For instance, take the case of the Hammersmith Ghost. Hammersmith was a village that is now part of London proper. For nearly two months, the village of Hammersmith had been plagued by a "ghost". The "ghost" was violent, assaulting men and women, both physically, and through intimidation. For weeks it managed to evade detection.
Francis Smith, an excise tax collector, went on a hunt for the ghost with the help of the village night-watchman William Girdler. Unfortunately for Smith, when he managed to catch up to the ghost, he shot and killed it. Though as you likely guessed, it was not a real ghost, but a man dressed up as one. The ghost that Smith had mistakenly murdered turned out to be Thomas Millwood, a local resident.
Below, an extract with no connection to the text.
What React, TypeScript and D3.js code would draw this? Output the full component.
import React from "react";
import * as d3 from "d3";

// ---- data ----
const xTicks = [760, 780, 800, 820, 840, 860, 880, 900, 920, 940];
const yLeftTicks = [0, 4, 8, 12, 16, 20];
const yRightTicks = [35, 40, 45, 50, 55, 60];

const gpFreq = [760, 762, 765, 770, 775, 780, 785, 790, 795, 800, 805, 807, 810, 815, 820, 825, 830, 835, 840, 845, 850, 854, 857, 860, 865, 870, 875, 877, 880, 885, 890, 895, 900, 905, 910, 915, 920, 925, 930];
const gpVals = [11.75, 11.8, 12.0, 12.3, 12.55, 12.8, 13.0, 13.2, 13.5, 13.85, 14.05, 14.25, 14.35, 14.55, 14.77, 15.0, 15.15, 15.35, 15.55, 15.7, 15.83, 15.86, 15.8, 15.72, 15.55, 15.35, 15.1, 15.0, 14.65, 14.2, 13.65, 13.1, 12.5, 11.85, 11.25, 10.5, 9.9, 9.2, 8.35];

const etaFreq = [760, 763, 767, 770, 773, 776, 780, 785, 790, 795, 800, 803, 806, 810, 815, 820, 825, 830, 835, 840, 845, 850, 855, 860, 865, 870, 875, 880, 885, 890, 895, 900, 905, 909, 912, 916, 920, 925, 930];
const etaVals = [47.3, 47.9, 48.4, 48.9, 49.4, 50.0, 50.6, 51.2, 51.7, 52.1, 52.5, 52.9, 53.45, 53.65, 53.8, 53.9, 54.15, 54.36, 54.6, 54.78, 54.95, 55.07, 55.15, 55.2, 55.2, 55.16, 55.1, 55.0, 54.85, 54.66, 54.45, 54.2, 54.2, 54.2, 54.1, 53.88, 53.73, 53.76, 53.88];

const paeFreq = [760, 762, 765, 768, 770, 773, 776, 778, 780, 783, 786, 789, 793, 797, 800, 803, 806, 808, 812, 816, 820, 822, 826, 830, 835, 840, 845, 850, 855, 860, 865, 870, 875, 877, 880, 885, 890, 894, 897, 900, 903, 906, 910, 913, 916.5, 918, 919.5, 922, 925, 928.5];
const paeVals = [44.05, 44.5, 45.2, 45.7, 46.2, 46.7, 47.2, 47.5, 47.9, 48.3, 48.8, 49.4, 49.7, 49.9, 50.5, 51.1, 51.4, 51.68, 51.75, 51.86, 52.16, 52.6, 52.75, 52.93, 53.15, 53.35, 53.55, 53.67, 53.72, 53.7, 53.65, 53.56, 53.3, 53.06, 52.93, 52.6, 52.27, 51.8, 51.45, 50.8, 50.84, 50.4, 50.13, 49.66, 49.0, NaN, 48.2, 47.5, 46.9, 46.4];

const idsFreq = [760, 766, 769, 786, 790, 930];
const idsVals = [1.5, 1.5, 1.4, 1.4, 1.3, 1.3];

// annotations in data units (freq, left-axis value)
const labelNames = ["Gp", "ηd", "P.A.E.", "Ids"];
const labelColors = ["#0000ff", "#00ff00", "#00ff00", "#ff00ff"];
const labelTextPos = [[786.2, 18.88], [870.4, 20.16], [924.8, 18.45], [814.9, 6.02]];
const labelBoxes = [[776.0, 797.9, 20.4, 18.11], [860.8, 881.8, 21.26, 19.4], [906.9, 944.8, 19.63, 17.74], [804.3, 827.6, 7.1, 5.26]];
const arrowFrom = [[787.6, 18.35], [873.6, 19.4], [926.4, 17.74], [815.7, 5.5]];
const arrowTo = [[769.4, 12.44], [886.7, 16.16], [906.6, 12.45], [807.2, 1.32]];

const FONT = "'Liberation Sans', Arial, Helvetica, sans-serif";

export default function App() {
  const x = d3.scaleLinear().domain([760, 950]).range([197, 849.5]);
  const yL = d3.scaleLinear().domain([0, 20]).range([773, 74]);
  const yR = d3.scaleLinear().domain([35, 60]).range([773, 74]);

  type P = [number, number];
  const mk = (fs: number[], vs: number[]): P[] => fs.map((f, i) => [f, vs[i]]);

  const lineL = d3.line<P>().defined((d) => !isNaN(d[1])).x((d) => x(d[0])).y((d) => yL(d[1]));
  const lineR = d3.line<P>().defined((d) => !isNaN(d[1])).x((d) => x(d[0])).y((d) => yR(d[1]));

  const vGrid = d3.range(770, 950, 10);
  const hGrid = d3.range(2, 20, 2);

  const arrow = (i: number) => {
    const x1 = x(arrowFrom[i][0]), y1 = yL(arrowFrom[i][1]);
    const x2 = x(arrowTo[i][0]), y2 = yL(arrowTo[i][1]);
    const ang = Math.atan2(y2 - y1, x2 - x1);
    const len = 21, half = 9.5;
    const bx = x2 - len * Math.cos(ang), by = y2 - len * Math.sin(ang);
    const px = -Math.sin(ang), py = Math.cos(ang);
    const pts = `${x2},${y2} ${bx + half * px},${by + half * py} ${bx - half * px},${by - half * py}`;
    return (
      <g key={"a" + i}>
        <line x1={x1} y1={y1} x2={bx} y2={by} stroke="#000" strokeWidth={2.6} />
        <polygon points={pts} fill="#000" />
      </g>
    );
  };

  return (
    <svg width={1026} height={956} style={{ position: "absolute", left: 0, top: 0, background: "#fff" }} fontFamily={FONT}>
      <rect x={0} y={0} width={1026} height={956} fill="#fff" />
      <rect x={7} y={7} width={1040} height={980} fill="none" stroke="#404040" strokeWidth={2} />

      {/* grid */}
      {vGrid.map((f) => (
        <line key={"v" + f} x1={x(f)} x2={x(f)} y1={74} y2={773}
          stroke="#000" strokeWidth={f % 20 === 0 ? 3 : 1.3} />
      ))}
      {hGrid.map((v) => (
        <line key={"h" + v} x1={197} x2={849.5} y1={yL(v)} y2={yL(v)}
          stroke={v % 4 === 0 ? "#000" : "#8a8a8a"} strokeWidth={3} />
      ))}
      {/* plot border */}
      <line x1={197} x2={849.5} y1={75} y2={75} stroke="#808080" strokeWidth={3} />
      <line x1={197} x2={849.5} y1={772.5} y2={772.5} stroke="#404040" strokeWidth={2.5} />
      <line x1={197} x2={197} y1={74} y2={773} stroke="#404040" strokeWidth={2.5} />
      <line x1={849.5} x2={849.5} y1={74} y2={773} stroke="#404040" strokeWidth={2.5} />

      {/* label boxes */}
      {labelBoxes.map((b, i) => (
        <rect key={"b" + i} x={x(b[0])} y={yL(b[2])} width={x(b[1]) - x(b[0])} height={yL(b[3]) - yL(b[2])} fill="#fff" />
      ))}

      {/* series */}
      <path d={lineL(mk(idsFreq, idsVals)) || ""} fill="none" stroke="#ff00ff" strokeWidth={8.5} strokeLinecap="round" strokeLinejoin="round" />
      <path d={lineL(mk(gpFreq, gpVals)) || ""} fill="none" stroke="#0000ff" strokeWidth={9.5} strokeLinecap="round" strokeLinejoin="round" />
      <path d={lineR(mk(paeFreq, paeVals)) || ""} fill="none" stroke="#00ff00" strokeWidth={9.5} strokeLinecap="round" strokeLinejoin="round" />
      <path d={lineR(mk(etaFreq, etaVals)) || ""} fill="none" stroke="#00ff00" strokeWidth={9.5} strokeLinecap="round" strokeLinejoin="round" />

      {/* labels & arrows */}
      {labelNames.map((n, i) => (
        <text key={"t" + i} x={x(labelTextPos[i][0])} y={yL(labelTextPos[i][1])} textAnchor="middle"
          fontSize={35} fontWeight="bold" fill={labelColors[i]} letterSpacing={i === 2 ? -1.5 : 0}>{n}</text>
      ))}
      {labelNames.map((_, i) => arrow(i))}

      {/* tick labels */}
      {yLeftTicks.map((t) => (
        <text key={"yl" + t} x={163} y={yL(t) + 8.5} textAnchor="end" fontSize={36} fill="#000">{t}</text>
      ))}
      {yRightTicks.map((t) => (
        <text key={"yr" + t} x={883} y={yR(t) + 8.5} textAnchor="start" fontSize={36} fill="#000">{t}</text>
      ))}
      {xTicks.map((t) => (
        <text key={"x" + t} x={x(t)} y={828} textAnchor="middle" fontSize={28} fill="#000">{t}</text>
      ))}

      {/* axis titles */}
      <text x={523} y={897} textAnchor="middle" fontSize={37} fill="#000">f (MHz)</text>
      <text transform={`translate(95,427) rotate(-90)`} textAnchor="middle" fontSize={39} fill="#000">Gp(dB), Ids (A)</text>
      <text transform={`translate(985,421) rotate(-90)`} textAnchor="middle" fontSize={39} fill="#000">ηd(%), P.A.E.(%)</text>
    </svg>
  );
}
This case was going to confuse British courts for months to come.
Ann Millwood, the sister of Thomas, took the stand during the trial. When asked if she had heard reports of this ghost, she replied yes and described it as such;
“Yes, I heard great talk of it,” Millwood explained, “that sometimes it appeared in a white sheet, and sometimes in a calf-skin dress, with horns on its head, and glass eyes.”
The stories got wilder from there, even saying the ghost took the shape of Napoleon Bonaparte, that its eyes glowed, and that it could even breath fire. It's safe to say that 19th century England had its fair share of superstition.
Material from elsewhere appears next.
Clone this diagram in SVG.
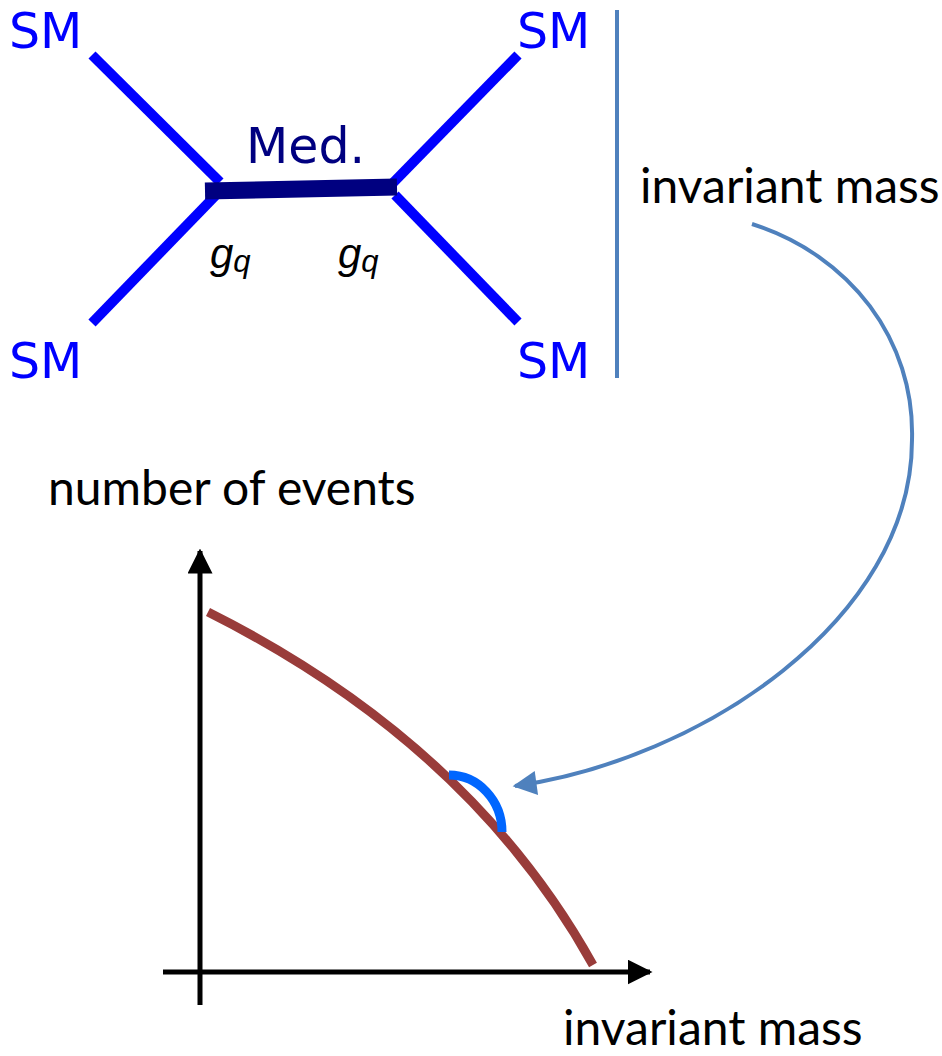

Thomas Millwood was a bricklayer who was always seen in a white jacket, white pants, and a white apron. Seen at night walking the streets of Hammersmith, you can somewhat understand why he was mistaken for ghost, especially given the tidal wave of rumors sweeping over the village.
A week after the murder, Smith was tried in London. The jury deliberated for only 45 minutes before returning with a verdict of manslaughter. The three judges overseeing the case rejected this decision, stating;
“The Court have no hesitation whatever with regard to the law,” Justice Rooke exclaimed, “and therefore the verdict must be—‘Guilty of Murder’ or ‘a total acquittal from want to evidence.’” It would need to either be guilty of murder or acquitted of all charges. He was quickly found guilty of murder and sentenced to hang the following week.
Lucky for Smith, his sentence was sent before the King who delayed the execution, and eventually granted Smith a full pardon.
What do you think, was Smith guilty of murder?